Leave out every picture, then transcribe the rest of the listing exactly.

"""

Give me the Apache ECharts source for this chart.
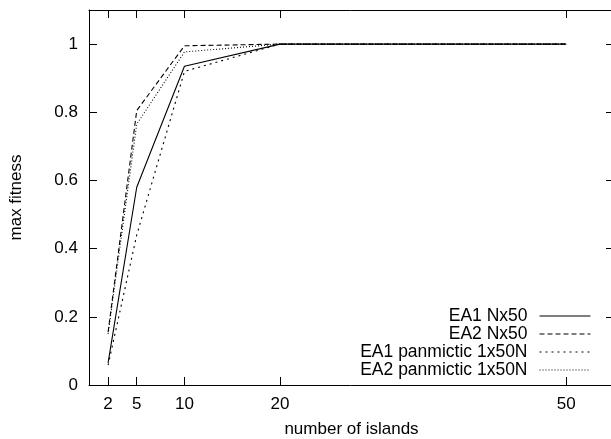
<!DOCTYPE html>
<html>
<head>
<meta charset="utf-8">
<script src="https://cdn.jsdelivr.net/npm/echarts@6/dist/echarts.min.js"></script>
<style>
  html, body { margin: 0; padding: 0; background: #fff; }
  #main { width: 611px; height: 439px; }
</style>
</head>
<body>
<div id="main"></div>
<script>
// data
var islands = [2, 5, 10, 20, 50];
var ea1Nx50 = [0.065, 0.58, 0.935, 1.0, 1.0];
var ea2Nx50 = [0.155, 0.805, 0.995, 1.0, 1.0];
var ea1Pan = [0.058, 0.44, 0.92, 1.0, 1.0];
var ea2Pan = [0.15, 0.765, 0.977, 1.0, 1.0];
var xTicks = [2, 5, 10, 20, 50];
var yTicks = [0, 0.2, 0.4, 0.6, 0.8, 1];

var names = ['EA1 Nx50', 'EA2 Nx50', 'EA1 panmictic 1x50N', 'EA2 panmictic 1x50N'];
var values = [ea1Nx50, ea2Nx50, ea1Pan, ea2Pan];
var dashes = ['solid', [5, 3], [2, 4], [1, 2]];

function pairs(ys)
{
    return islands.map(function (x, i) { return [x, ys[i]]; });
}

var font = 'Liberation Sans, Arial, sans-serif';

var myChart = echarts.init(document.getElementById('main'));

var series = names.map(function (n, i)
{
    return {
        name: n,
        type: 'line',
        data: pairs(values[i]),
        symbol: 'none',
        lineStyle: { color: '#000', width: 1.1, type: dashes[i] },
        itemStyle: { color: '#000' }
    };
});

// tick/axis style shared by main and mirrored axes
function xAxisOf(pos, labels)
{
    return {
        type: 'value',
        position: pos,
        min: 0,
        max: 55,
        name: labels ? 'number of islands' : '',
        nameLocation: 'middle',
        nameGap: 36,
        nameTextStyle: { color: '#000', fontFamily: font, fontSize: 17 },
        axisLine: { show: true, onZero: false, lineStyle: { color: '#000', width: 1 } },
        axisTick: { show: true, inside: true, length: 8, customValues: xTicks,
                    lineStyle: { color: '#000', width: 1 } },
        axisLabel: { show: labels, customValues: xTicks, margin: 11,
                     color: '#000', fontFamily: font, fontSize: 17 },
        splitLine: { show: false }
    };
}

function yAxisOf(pos, labels)
{
    return {
        type: 'value',
        position: pos,
        min: 0,
        max: 1.1,
        interval: 0.2,
        name: labels ? 'max fitness' : '',
        nameLocation: 'middle',
        nameGap: 64,
        nameTextStyle: { color: '#000', fontFamily: font, fontSize: 17 },
        axisLine: { show: true, onZero: false, lineStyle: { color: '#000', width: 1 } },
        axisTick: { show: true, inside: true, length: 8, customValues: yTicks,
                    lineStyle: { color: '#000', width: 1 } },
        axisLabel: { show: labels, customValues: yTicks, margin: 11,
                     color: '#000', fontFamily: font, fontSize: 17 },
        splitLine: { show: false }
    };
}

myChart.setOption({
    animation: false,
    backgroundColor: '#fff',
    grid: { left: 89, right: -3, top: 10, bottom: 54, outerBoundsMode: 'none', containLabel: false },
    legend: {
        data: names,
        orient: 'vertical',
        align: 'right',
        right: 20,
        top: 307,
        padding: 0,
        itemWidth: 51,
        itemHeight: 14,
        itemGap: 0,
        itemStyle: { opacity: 0 },
        lineStyle: { width: 1 },
        textStyle: { color: '#000', fontFamily: font, fontSize: 17.5, lineHeight: 18,
                     padding: [0, 7, 0, 0] }
    },
    xAxis: [xAxisOf('bottom', true), xAxisOf('top', false)],
    yAxis: [yAxisOf('left', true), yAxisOf('right', false)],
    series: series
});
</script>
</body>
</html>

"""

ANSWER IN FULL>
Give me the Apache ECharts source for this chart.
<!DOCTYPE html>
<html>
<head>
<meta charset="utf-8">
<script src="https://cdn.jsdelivr.net/npm/echarts@6/dist/echarts.min.js"></script>
<style>
  html, body { margin: 0; padding: 0; background: #fff; }
  #main { width: 611px; height: 439px; }
</style>
</head>
<body>
<div id="main"></div>
<script>
// data
var islands = [2, 5, 10, 20, 50];
var ea1Nx50 = [0.065, 0.58, 0.935, 1.0, 1.0];
var ea2Nx50 = [0.155, 0.805, 0.995, 1.0, 1.0];
var ea1Pan = [0.058, 0.44, 0.92, 1.0, 1.0];
var ea2Pan = [0.15, 0.765, 0.977, 1.0, 1.0];
var xTicks = [2, 5, 10, 20, 50];
var yTicks = [0, 0.2, 0.4, 0.6, 0.8, 1];

var names = ['EA1 Nx50', 'EA2 Nx50', 'EA1 panmictic 1x50N', 'EA2 panmictic 1x50N'];
var values = [ea1Nx50, ea2Nx50, ea1Pan, ea2Pan];
var dashes = ['solid', [5, 3], [2, 4], [1, 2]];

function pairs(ys)
{
    return islands.map(function (x, i) { return [x, ys[i]]; });
}

var font = 'Liberation Sans, Arial, sans-serif';

var myChart = echarts.init(document.getElementById('main'));

var series = names.map(function (n, i)
{
    return {
        name: n,
        type: 'line',
        data: pairs(values[i]),
        symbol: 'none',
        lineStyle: { color: '#000', width: 1.1, type: dashes[i] },
        itemStyle: { color: '#000' }
    };
});

// tick/axis style shared by main and mirrored axes
function xAxisOf(pos, labels)
{
    return {
        type: 'value',
        position: pos,
        min: 0,
        max: 55,
        name: labels ? 'number of islands' : '',
        nameLocation: 'middle',
        nameGap: 36,
        nameTextStyle: { color: '#000', fontFamily: font, fontSize: 17 },
        axisLine: { show: true, onZero: false, lineStyle: { color: '#000', width: 1 } },
        axisTick: { show: true, inside: true, length: 8, customValues: xTicks,
                    lineStyle: { color: '#000', width: 1 } },
        axisLabel: { show: labels, customValues: xTicks, margin: 11,
                     color: '#000', fontFamily: font, fontSize: 17 },
        splitLine: { show: false }
    };
}

function yAxisOf(pos, labels)
{
    return {
        type: 'value',
        position: pos,
        min: 0,
        max: 1.1,
        interval: 0.2,
        name: labels ? 'max fitness' : '',
        nameLocation: 'middle',
        nameGap: 64,
        nameTextStyle: { color: '#000', fontFamily: font, fontSize: 17 },
        axisLine: { show: true, onZero: false, lineStyle: { color: '#000', width: 1 } },
        axisTick: { show: true, inside: true, length: 8, customValues: yTicks,
                    lineStyle: { color: '#000', width: 1 } },
        axisLabel: { show: labels, customValues: yTicks, margin: 11,
                     color: '#000', fontFamily: font, fontSize: 17 },
        splitLine: { show: false }
    };
}

myChart.setOption({
    animation: false,
    backgroundColor: '#fff',
    grid: { left: 89, right: -3, top: 10, bottom: 54, outerBoundsMode: 'none', containLabel: false },
    legend: {
        data: names,
        orient: 'vertical',
        align: 'right',
        right: 20,
        top: 307,
        padding: 0,
        itemWidth: 51,
        itemHeight: 14,
        itemGap: 0,
        itemStyle: { opacity: 0 },
        lineStyle: { width: 1 },
        textStyle: { color: '#000', fontFamily: font, fontSize: 17.5, lineHeight: 18,
                     padding: [0, 7, 0, 0] }
    },
    xAxis: [xAxisOf('bottom', true), xAxisOf('top', false)],
    yAxis: [yAxisOf('left', true), yAxisOf('right', false)],
    series: series
});
</script>
</body>
</html>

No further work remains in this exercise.